Income: Economic Perspective
In economics, income refers to the flow of money or resources earned by individuals, households, or firms as a reward for their participation in producing and exchanging goods and services within the economy. Economic theories of income explore the determinants of income distribution, inequality, and mobility, addressing equity, efficiency, and social welfare issues.
- Factor Incomes: Economic income is derived from the factors of production—land, labor, capital, and entrepreneurship—that contribute to the production process. Factor incomes include wages and salaries for labor, land rent, capital interest, and entrepreneurship profits. The distribution of factor incomes determines the distribution of overall income within the economy.
- Equilibrium Income: In a market economy, equilibrium income represents the level of aggregate output or income at which aggregate demand equals aggregate supply, leading to price stability and full employment. Equilibrium income is determined by the interaction of aggregate demand and aggregate supply in product and factor markets and reflects the economy’s overall level of economic activity.
- Income Distribution: Economic theories examine how income is distributed among individuals and households within a society, addressing issues of inequality, poverty, and social mobility. Distributional policies and interventions, such as taxation, welfare programs, and minimum wage laws, aim to promote a more equitable income distribution and enhance social welfare.
Core concepts
- Value: Accounting Perspective: In accounting, value is measured through historical cost and fair value, ensuring that assets and liabilities are accurately reflected on the balance sheet.
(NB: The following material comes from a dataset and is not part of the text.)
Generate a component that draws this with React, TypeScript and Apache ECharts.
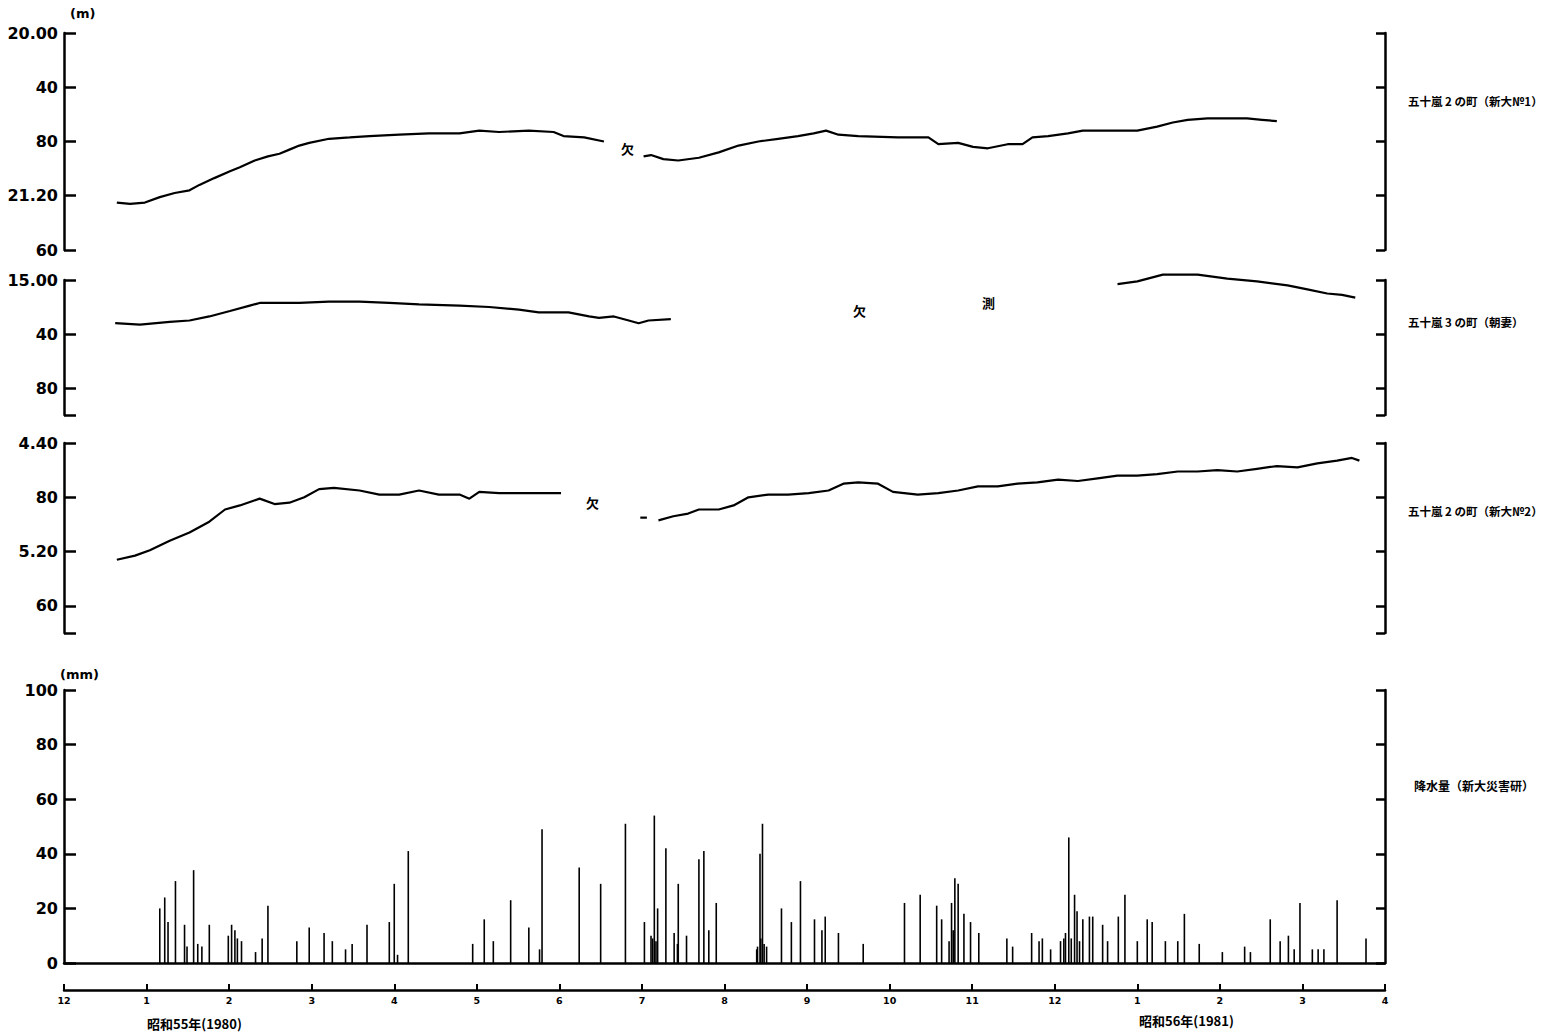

- Value: Economic Perspective: Economics views value as subjective, influenced by utility and scarcity. The subjective theory of value highlights individual preferences and perceptions.
- Income: Accounting Perspective: Income in accounting represents the net increase in economic benefits during a period derived from operating, investing, and financing activities. It is crucial for assessing profitability.
- Income: Economic Perspective: Economic income reflects the flow of money or resources earned by factors of production and addresses issues of distribution, equity, and social welfare within society.
- Equilibrium Income: In economics, equilibrium income occurs when aggregate demand equals aggregate supply, leading to price stability and full employment, reflecting the overall economic activity level.